• [What the task asks] The lines to extract run from the first line of the material below to the line containing "plt.rcParams['font.family'] = ['Liberation", both included; leave the pictures behind.

• [Dataset excerpt]
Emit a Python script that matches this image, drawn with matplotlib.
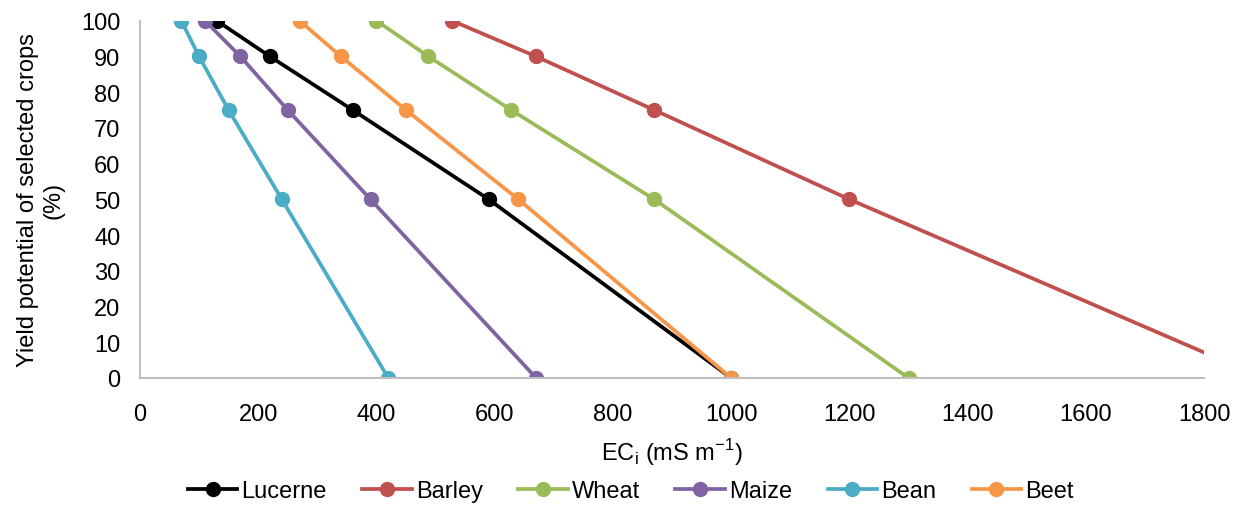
import matplotlib.pyplot as plt

plt.rcParams['font.family'] = ['Liberation Sans', 'DejaVu Sans']

# yield potential (%) and the matching EC_i (mS/m) for each crop
yield_pct = [100, 90, 75, 50, 0]
lucerne = [130, 220, 360, 590, 1000]
barley = [528, 670, 870, 1200, 1900]
wheat = [400, 488, 628, 870, 1300]
maize = [110, 170, 250, 390, 670]
bean = [70, 100, 150, 240, 420]
beet = [270, 340, 450, 640, 1000]

names = ['Lucerne', 'Barley', 'Wheat', 'Maize', 'Bean', 'Beet']
colors = ['#000000', '#c0504d', '#9bbb59', '#8064a2', '#4bacc6', '#f79646']

fig, ax = plt.subplots(figsize=(12.44, 5.06), dpi=100)
fig.subplots_adjust(left=0.1125, right=0.968, top=0.957, bottom=0.251)

for name, xs, c in zip(names, [lucerne, barley, wheat, maize, bean, beet], colors):
    ax.plot(xs, yield_pct, '-o', color=c, lw=2.7, ms=10, label=name)

ax.set_xlim(0, 1800)
ax.set_ylim(0, 100)
ax.set_xticks(range(0, 1801, 200))
ax.set_yticks(range(0, 101, 10))
ax.tick_params(labelsize=17, length=0)
ax.tick_params(axis='x', pad=18)
ax.tick_params(axis='y', pad=14)

for s in ['top', 'right']:
    ax.spines[s].set_visible(False)
for s in ['left', 'bottom']:
    ax.spines[s].set_color('#bfbfbf')
    ax.spines[s].set_linewidth(1.5)

ax.set_xlabel('EC$_\\mathregular{i}$ (mS m$^\\mathregular{-1}$)', fontsize=17, labelpad=8)
ax.set_ylabel('Yield potential of selected crops\n(%)', fontsize=17, labelpad=12)

fig.legend(loc='center', bbox_to_anchor=(0.507, 0.028), ncol=6, frameon=False,
           fontsize=17, handlelength=2.1, handletextpad=0.17, columnspacing=1.5,
           borderpad=0)

fig.savefig('out.png', dpi=100)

• [Finished answer]
Emit a Python script that matches this image, drawn with matplotlib.
import matplotlib.pyplot as plt

plt.rcParams['font.family'] = ['Liberation Sans', 'DejaVu Sans']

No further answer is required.